▸ PROBLEM REQUIREMENTS:
Copy out each line of the material below that holds the string "React".

▸ INPUT MATERIAL:
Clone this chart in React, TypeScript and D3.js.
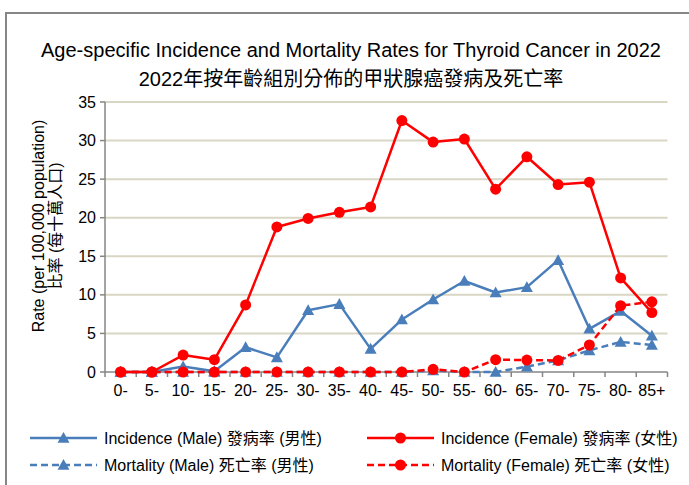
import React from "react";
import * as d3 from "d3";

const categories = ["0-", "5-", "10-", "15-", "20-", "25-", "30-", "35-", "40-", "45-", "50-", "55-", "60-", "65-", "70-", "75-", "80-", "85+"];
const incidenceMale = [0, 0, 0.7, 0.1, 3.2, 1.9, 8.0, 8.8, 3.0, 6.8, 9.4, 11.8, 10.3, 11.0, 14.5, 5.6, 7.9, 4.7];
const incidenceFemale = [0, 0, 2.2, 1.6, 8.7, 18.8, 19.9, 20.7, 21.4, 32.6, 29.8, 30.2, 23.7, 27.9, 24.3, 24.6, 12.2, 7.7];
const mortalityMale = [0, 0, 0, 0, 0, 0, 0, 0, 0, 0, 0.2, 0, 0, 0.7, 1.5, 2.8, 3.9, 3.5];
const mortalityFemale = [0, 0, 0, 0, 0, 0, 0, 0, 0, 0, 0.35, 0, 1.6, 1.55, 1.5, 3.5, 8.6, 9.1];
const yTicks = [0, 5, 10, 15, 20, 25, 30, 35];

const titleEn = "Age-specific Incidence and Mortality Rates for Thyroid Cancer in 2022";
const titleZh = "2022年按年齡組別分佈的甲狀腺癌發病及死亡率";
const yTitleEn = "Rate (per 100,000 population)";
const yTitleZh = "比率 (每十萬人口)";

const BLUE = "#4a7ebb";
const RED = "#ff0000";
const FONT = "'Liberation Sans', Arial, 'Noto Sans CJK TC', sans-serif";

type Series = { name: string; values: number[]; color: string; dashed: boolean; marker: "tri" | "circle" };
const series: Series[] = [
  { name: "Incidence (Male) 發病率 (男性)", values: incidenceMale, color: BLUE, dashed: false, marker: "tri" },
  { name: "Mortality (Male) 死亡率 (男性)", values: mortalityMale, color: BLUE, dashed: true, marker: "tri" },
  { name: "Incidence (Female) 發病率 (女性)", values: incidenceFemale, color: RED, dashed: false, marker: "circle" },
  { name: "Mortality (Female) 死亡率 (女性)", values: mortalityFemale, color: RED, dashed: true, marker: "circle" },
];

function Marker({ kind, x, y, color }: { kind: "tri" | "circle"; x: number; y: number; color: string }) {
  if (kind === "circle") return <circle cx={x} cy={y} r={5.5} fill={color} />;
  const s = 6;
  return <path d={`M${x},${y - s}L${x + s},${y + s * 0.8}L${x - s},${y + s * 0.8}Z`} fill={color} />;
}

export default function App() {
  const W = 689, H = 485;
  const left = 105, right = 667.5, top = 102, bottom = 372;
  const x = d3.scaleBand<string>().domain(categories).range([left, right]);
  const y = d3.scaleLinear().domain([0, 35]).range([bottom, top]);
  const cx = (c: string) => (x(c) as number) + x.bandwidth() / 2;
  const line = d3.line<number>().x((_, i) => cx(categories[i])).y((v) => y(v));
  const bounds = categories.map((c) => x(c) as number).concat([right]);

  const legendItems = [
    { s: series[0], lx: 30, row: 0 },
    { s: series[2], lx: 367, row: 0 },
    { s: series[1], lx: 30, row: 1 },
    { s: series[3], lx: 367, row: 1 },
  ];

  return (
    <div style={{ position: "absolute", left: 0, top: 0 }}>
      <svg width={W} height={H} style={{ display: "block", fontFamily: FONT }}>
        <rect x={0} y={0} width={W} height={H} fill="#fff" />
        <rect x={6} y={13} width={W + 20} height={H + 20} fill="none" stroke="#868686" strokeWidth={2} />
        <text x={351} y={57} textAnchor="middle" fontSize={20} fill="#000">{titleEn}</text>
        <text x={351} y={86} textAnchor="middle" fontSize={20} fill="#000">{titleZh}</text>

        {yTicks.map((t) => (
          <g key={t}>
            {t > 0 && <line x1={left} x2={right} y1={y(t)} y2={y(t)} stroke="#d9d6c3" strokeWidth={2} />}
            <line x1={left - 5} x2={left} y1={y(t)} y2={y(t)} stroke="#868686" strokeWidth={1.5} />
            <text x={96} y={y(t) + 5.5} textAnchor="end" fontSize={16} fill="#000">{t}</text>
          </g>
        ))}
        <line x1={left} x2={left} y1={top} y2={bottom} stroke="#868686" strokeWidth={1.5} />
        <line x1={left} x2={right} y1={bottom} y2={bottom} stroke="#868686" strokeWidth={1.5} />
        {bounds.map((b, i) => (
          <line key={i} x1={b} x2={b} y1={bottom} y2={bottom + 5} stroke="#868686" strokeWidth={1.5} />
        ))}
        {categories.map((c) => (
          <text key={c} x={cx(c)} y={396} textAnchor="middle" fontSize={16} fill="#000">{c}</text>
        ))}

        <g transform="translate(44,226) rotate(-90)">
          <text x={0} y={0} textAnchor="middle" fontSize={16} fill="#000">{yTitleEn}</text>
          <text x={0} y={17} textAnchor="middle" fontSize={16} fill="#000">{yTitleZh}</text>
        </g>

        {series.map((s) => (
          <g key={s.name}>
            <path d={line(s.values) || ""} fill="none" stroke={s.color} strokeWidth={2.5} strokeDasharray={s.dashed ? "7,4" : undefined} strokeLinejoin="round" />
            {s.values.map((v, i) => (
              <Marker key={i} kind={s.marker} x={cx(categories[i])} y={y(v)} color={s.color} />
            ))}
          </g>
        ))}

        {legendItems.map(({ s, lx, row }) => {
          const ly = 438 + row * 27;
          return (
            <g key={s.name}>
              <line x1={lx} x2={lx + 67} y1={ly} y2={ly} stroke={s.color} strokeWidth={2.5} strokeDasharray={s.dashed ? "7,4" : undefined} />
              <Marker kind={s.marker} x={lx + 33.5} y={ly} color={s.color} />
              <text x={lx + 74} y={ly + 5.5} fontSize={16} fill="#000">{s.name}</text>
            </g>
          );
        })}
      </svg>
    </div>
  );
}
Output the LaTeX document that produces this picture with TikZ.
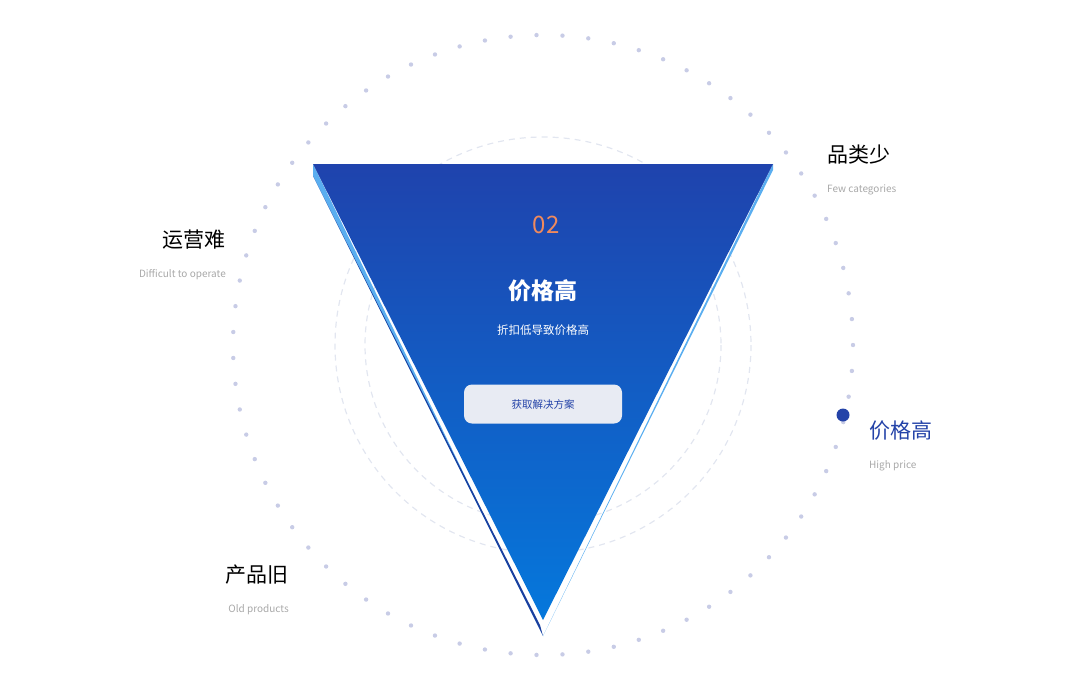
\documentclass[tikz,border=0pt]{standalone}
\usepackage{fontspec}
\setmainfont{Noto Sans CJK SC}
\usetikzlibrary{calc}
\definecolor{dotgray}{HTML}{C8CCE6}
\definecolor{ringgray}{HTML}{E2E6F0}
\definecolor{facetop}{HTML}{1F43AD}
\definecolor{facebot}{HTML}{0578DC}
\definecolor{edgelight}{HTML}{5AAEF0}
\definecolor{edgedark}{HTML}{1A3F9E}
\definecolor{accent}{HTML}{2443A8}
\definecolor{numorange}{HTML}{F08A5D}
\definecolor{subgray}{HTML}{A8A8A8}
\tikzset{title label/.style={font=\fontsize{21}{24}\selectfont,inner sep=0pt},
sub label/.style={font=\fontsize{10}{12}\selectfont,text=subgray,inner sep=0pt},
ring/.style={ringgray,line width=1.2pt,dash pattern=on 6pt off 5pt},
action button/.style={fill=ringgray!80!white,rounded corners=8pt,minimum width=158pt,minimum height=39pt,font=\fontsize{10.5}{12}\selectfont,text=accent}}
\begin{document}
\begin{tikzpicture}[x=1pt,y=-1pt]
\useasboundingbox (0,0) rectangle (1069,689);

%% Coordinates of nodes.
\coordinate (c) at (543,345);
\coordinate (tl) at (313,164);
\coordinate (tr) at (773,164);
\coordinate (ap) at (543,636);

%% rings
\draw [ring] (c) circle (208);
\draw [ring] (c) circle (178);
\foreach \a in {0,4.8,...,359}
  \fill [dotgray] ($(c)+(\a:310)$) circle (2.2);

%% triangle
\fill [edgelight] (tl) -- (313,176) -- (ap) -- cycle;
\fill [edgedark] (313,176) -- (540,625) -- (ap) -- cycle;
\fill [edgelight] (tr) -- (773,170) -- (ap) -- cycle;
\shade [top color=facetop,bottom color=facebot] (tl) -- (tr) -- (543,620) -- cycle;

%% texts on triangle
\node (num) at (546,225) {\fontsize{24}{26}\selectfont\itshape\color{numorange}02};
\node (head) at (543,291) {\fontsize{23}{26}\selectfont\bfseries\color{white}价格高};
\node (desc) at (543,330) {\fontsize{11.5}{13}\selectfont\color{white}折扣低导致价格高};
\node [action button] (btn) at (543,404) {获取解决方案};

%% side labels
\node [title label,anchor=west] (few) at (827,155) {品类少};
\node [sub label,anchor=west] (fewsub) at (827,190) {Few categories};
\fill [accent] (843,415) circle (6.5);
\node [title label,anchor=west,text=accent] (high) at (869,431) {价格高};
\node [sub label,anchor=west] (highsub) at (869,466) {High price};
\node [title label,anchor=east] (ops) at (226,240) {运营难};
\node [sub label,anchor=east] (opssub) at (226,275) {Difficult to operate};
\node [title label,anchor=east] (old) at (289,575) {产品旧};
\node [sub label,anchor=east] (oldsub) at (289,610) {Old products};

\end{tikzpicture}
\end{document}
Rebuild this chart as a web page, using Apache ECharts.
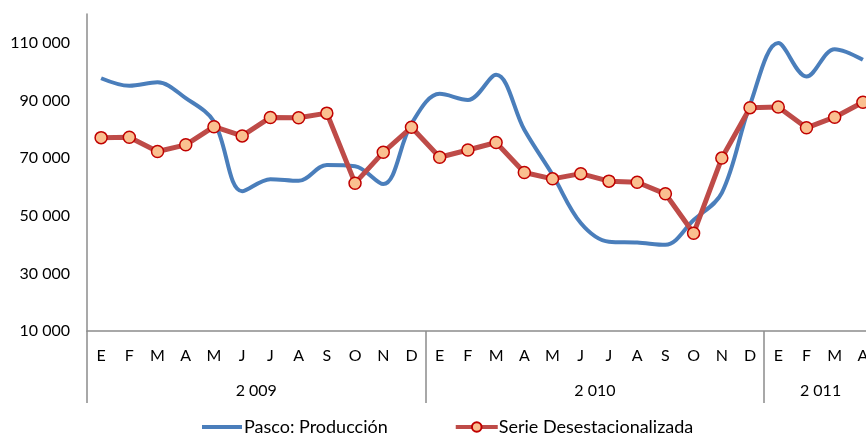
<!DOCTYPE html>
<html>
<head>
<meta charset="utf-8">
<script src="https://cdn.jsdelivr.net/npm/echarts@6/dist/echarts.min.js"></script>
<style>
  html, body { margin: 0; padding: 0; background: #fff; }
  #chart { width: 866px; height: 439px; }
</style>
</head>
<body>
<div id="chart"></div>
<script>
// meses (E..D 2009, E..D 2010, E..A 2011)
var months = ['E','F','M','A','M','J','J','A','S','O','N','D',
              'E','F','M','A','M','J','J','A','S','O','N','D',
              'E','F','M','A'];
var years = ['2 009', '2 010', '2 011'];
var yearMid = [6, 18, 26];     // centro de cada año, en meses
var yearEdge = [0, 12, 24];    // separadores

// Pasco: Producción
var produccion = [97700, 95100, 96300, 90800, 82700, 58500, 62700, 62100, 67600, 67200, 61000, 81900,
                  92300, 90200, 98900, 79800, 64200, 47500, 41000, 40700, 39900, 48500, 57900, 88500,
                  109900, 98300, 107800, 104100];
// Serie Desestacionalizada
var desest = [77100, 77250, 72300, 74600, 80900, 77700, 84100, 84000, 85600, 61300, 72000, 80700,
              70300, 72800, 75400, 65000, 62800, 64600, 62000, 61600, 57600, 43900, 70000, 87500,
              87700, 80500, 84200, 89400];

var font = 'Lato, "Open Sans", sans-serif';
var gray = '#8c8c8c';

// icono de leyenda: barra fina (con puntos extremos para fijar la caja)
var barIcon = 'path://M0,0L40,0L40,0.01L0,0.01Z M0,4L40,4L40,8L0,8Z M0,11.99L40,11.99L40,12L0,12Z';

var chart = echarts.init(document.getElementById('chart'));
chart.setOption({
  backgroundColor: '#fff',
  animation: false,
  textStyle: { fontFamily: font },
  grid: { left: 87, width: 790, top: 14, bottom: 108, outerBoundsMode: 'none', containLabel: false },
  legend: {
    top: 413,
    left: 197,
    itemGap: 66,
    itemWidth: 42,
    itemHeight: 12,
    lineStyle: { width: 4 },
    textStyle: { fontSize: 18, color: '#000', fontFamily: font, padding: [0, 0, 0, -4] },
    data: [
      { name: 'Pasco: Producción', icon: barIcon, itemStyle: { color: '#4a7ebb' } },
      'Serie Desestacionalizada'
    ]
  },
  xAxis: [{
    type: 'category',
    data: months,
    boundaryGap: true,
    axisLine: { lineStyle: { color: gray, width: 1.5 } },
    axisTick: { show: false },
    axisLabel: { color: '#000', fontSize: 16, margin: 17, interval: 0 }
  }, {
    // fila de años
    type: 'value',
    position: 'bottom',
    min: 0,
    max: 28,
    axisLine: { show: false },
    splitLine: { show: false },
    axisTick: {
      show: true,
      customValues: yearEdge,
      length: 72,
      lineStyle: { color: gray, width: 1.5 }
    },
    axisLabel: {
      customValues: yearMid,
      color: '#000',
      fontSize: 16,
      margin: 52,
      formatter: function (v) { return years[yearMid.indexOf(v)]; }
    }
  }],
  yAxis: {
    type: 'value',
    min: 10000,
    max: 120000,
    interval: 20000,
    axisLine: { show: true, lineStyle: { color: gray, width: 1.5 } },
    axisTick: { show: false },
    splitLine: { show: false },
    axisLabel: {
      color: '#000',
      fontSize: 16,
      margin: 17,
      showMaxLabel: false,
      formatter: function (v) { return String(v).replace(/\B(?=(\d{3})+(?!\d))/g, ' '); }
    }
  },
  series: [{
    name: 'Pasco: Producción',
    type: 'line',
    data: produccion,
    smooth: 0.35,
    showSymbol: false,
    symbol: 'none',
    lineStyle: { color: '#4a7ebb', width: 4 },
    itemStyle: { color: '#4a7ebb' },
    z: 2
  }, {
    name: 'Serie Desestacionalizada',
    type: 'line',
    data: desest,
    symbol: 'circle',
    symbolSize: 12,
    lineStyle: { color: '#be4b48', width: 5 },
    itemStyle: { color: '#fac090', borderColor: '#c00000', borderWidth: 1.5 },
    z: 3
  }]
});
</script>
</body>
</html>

▸ RESPONSE:
Clone this chart in React, TypeScript and D3.js.
import React from "react";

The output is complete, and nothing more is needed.